We went and sat up on the beach near the waves, enjoying the sun and the soothing sounds of the waves on the pebbled shore.It was a just nice to sit there and enjoy the place. As we were looking out at the ocean, we realised there were strange patches of water. Both Melanie and Lexi had really wanted to see whales, but it was much too close in shore for it to be that. I was sure, because of the way the patches seemed to be moving, it would be fish. Lexi was such that it was either the wind or rocks under the water.
But they were swarms of fish. They moved and jumped as they got closer to shore, and along with the school of fish were a pair of seals! They were following the fish, but the did spend a bit of time swimming past the shore and looking at us sitting on the edge there. The swam the length of the shore, popping their heads up to look at us before following the fish around the corner of the bay.
We sat on the beach a bit longer before finally taking that cool trek back up to the car and on to the next place. We made a quick stop not too much further along at a place we thought might be an empty beach, but was just a set of deserted rock buildings. We decided that we might head out to the tip of the peninsula.
We turned right onto a road that didn't really seem to exist on the GPS, and it was paved for the first little bit, but only one car-width wide. Then it turned into a gravel road, still only one lane wide. It twisted and turned and dipped all over the place, and our car was small and had a very low clearance, so you could hear the gravel hitting the bottom of the car. We passed a couple cars in passing spots, and we could have turned right to go to the tip of the peninsula, but Lexi wanted to turn left instead down an even bumpier part of road that definitely didn't exist on the GPS.
At least we didn't meet any cars because there would have been no way to pass them at all without rolling the car off the edge of the road. You definitely don't want to pop a tire that far out with no cars around you and no way of calling for help. Eventually we came to the end of the road - a bright orange lighthouse. (The only other vehicle was a huge bus with giant tires almost as tall as I was). We got out to go and look at the cliffs. One of the cliffs to the side had an arch that was pretty cool.
It was a gorgeous spot, and we were eventually left there all alone. Again, it was probably pretty dangerous because there was sheer drops into the ocean off the cliffs and the grass on the rocks was still really slippery with mud, but it was worth the view for sure. We saw more birds, but still no puffins to be found.

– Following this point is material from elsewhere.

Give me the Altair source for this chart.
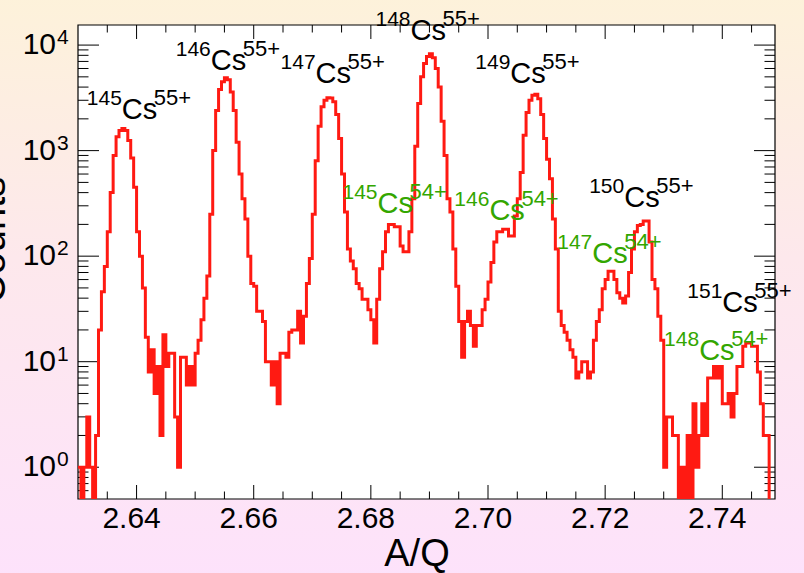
import altair as alt
import pandas as pd

FONT = "Liberation Sans"
RED = "#ff1a12"
GREEN = "#33a600"

# ---------------- data ----------------
bin_start = 2.63
bin_width = 0.0005
counts = [
    1, 0, 1, 3, 1, 0, 2, 20, 46, 80,
    170, 400, 900, 1350, 1550, 1620, 1550, 1250, 850, 450,
    170, 100, 50, 17, 8, 13, 5, 9, 2, 18,
    9, 12, 12, 3, 1, 11, 11, 6, 9, 6,
    12, 16, 25, 40, 65, 250, 1000, 2400, 3800, 4500,
    4900, 4700, 3600, 2400, 1200, 600, 350, 225, 100, 55,
    52, 30, 30, 24, 10, 10, 6, 10, 4, 12,
    12, 11, 19, 20, 20, 30, 15, 27, 55, 95,
    250, 800, 1700, 2600, 3000, 3170, 3150, 2900, 2200, 1300,
    600, 262, 117, 90, 76, 55, 49, 39, 39, 31,
    25, 15, 39, 76, 110, 170, 200, 200, 190, 190,
    125, 110, 110, 170, 350, 1100, 2800, 5000, 6700, 7800,
    8300, 7600, 6000, 4000, 1900, 900, 350, 262, 117, 52,
    24, 11, 24, 30, 22, 14, 22, 22, 31, 39,
    57, 87, 136, 170, 170, 180, 180, 155, 155, 240,
    350, 620, 1400, 2300, 3000, 3350, 3430, 3100, 2200, 1300,
    830, 540, 225, 117, 30, 22, 19, 16, 13, 11,
    7, 8, 10, 10, 7, 8, 16, 24, 31, 49,
    60, 72, 72, 60, 45, 40, 36, 42, 70, 117,
    170, 195, 200, 215, 215, 136, 60, 49, 27, 16,
    1, 3, 3, 2, 2, 0, 1, 0, 2, 0,
    4, 1, 2, 4, 2, 7, 7, 9, 7, 9,
    4, 4, 5, 3, 5, 9, 9, 14, 15, 15,
    14, 14, 8, 4, 2, 2, 0, 0,
]

x_tick_values = [2.64, 2.66, 2.68, 2.70, 2.72, 2.74]
x_tick_text = ["2.64", "2.66", "2.68", "2.70", "2.72", "2.74"]
x_minor = [2.635, 2.645, 2.65, 2.655, 2.665, 2.67, 2.675, 2.685, 2.69, 2.695,
           2.705, 2.71, 2.715, 2.725, 2.73, 2.735, 2.745]
y_major = [1, 10, 100, 1000, 10000]
y_exponents = ["0", "1", "2", "3", "4"]
y_minor = [0.6, 0.7, 0.8, 0.9,
           2, 3, 4, 5, 6, 7, 8, 9,
           20, 30, 40, 50, 60, 70, 80, 90,
           200, 300, 400, 500, 600, 700, 800, 900,
           2000, 3000, 4000, 5000, 6000, 7000, 8000, 9000]
x_title = "A/Q"
y_title = "Counts"

lab_x = [2.63766, 2.65284, 2.67074, 2.68694, 2.70399, 2.72343, 2.74018,
         2.68131, 2.70041, 2.71797, 2.73622]
lab_y = [1990, 5800, 4370, 11170, 4370, 292, 29.6,
         256, 220, 86, 10.4]
lab_mass = ["145", "146", "147", "148", "149", "150", "151",
            "145", "146", "147", "148"]
lab_charge = ["55+", "55+", "55+", "55+", "55+", "55+", "55+",
              "54+", "54+", "54+", "54+"]
lab_elem = ["Cs"] * 11
lab_color = ["black"] * 7 + [GREEN] * 4

# ---------------- tables ----------------
n = len(counts)
edges = [bin_start + bin_width * i for i in range(n + 1)]
hist = pd.DataFrame({"x": edges, "count": counts + [counts[-1]]})
ann = pd.DataFrame({"x": lab_x, "y": lab_y, "mass": lab_mass, "charge": lab_charge,
                    "elem": lab_elem, "color": lab_color})
ylab = pd.DataFrame({"v": y_major, "e": y_exponents})
xlab = pd.DataFrame({"v": x_tick_values, "t": x_tick_text})
one = pd.DataFrame({"a": [0]})

W, H = 697, 474
xs = alt.Scale(domain=[2.63, 2.749], nice=False, zero=False)
ys = alt.Scale(type="log", domain=[0.5, 15500], nice=False)

# ---------------- layers ----------------
bg = alt.Chart(one).mark_rect(
    fill=alt.Gradient(gradient="linear", x1=0, x2=0, y1=0, y2=1,
                      stops=[alt.GradientStop(color="#fdf2da", offset=0),
                             alt.GradientStop(color="#fde8ec", offset=0.45),
                             alt.GradientStop(color="#fde2fb", offset=1)])
).encode(x=alt.value(-80), x2=alt.value(W + 40), y=alt.value(-30), y2=alt.value(H + 80))

frame = alt.Chart(one).mark_rect(fill="white", stroke="black", strokeWidth=1.2).encode(
    x=alt.value(0), x2=alt.value(W), y=alt.value(0), y2=alt.value(H))


def vticks(vals, y1, y2):
    return alt.Chart(pd.DataFrame({"v": vals})).mark_rule(color="black", strokeWidth=1).encode(
        x=alt.X("v:Q", scale=xs, axis=None), y=alt.value(y1), y2=alt.value(y2))


def hticks(vals, x1, x2):
    return alt.Chart(pd.DataFrame({"v": vals})).mark_rule(color="black", strokeWidth=1).encode(
        y=alt.Y("v:Q", scale=ys, axis=None), x=alt.value(x1), x2=alt.value(x2))


ticks = [
    vticks(x_tick_values, H, H - 14), vticks(x_minor, H, H - 7.5),
    vticks(x_tick_values, 0, 14), vticks(x_minor, 0, 7.5),
    hticks(y_major, 0, 21), hticks(y_minor, 0, 10.5),
    hticks(y_major, W, W - 21), hticks(y_minor, W, W - 10.5),
]

line = alt.Chart(hist).transform_calculate(
    c="max(datum.count, 0.01)"
).mark_line(interpolate="step-after", color=RED, strokeWidth=3, clip=True).encode(
    x=alt.X("x:Q", scale=xs, axis=None),
    y=alt.Y("c:Q", scale=ys, axis=None),
)

xtext = alt.Chart(xlab).mark_text(
    align="center", baseline="alphabetic", dx=-5, font=FONT, fontSize=30, color="black"
).encode(x=alt.X("v:Q", scale=xs, axis=None), y=alt.value(H + 28.5), text="t:N")
xtitle = alt.Chart(one).mark_text(
    align="center", baseline="alphabetic", font=FONT, fontSize=38, color="black"
).encode(x=alt.value(339), y=alt.value(H + 67), text=alt.value(x_title))

ytext10 = alt.Chart(ylab).mark_text(
    align="right", baseline="alphabetic", dy=9, font=FONT, fontSize=30, color="black"
).encode(y=alt.Y("v:Q", scale=ys, axis=None), x=alt.value(-22), text=alt.value("10"))
ytextexp = alt.Chart(ylab).mark_text(
    align="left", baseline="alphabetic", dy=-1, font=FONT, fontSize=21, color="black"
).encode(y=alt.Y("v:Q", scale=ys, axis=None), x=alt.value(-21), text="e:N")

ytitle = alt.Chart(one).mark_text(
    align="center", baseline="alphabetic", angle=270, font=FONT, fontSize=40, color="black"
).encode(x=alt.value(-73), y=alt.value(215), text=alt.value(y_title))

enc = dict(x=alt.X("x:Q", scale=xs, axis=None), y=alt.Y("y:Q", scale=ys, axis=None),
           color=alt.Color("color:N", scale=None))
a_mass = alt.Chart(ann).mark_text(align="right", baseline="alphabetic", dx=-1, dy=-14,
                                  font=FONT, fontSize=21).encode(text="mass:N", **enc)
a_elem = alt.Chart(ann).mark_text(align="left", baseline="alphabetic", dx=-1,
                                  font=FONT, fontSize=29).encode(text="elem:N", **enc)
a_charge = alt.Chart(ann).mark_text(align="left", baseline="alphabetic", dx=31, dy=-14,
                                    font=FONT, fontSize=22).encode(text="charge:N", **enc)

chart = alt.layer(
    bg, frame, *ticks, line, xtext, xtitle, ytext10, ytextexp, ytitle,
    a_mass, a_elem, a_charge
).properties(
    width=W, height=H,
    autosize=alt.AutoSizeParams(type="none"),
    padding={"left": 78, "top": 25, "right": 29, "bottom": 74},
    background="#fde8ec",
).configure_view(stroke=None)

chart.save("out.html", embed_options={"renderer": "svg", "actions": False})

After taking out fill of the scenery and the BLUE blue ocean, I gritted my teeth as we bumped all the way back to the main road.
We decided instead of doubling back we'd take the road around the top part of the peninsula and cut back across near Gerduberg to get back to the main road to Reykjavik. We drove past some really small towns and some amazing waterfalls and even some more basalt columns. We were trying to make good time back to Reyjavik, but there was one place we had to stop at because it was so beautiful.
We approached Kirkjufell and the sun was just shining at the most beautiful angle on the strange mountain. We pulled over right beside the mountain because there was a waterfall just off to the side. The clouds were hanging onto the top of the mountain across the road from Kirkjufell. The waterfall itself is called Kirkjufellsfoss and was absolutely perfect in the evening light. We walked right up to it and stood beside it watching the sun shining through the water. It was really the perfect last stop for the trip.
And the stop was entirely accidental too, even though we found out later that Kirkjufell is a pretty famous mountain. We also found out that it's almost unheard of to get sunny weather along the Snæfellsnes Peninsula, so we were very lucky. Begrudgingly, we left Krikjufell and kept driving, taking the high pass over the mountains to get on the road back to Reykjavik. Even the pass through the mountains was beautiful with the sun, clouds and lakes.
We took the tunnel again back to Reykjavik and dropped our car off early enough that we were able to walk over to the fish and chips restaurant we'd gone to the other night and get our last meal of fish and chips. I had the fish this time and it was absolutely fantastic. We walked back along the water's edge again back to the hostel to pack for the last time. All in all, it was a fantastic day.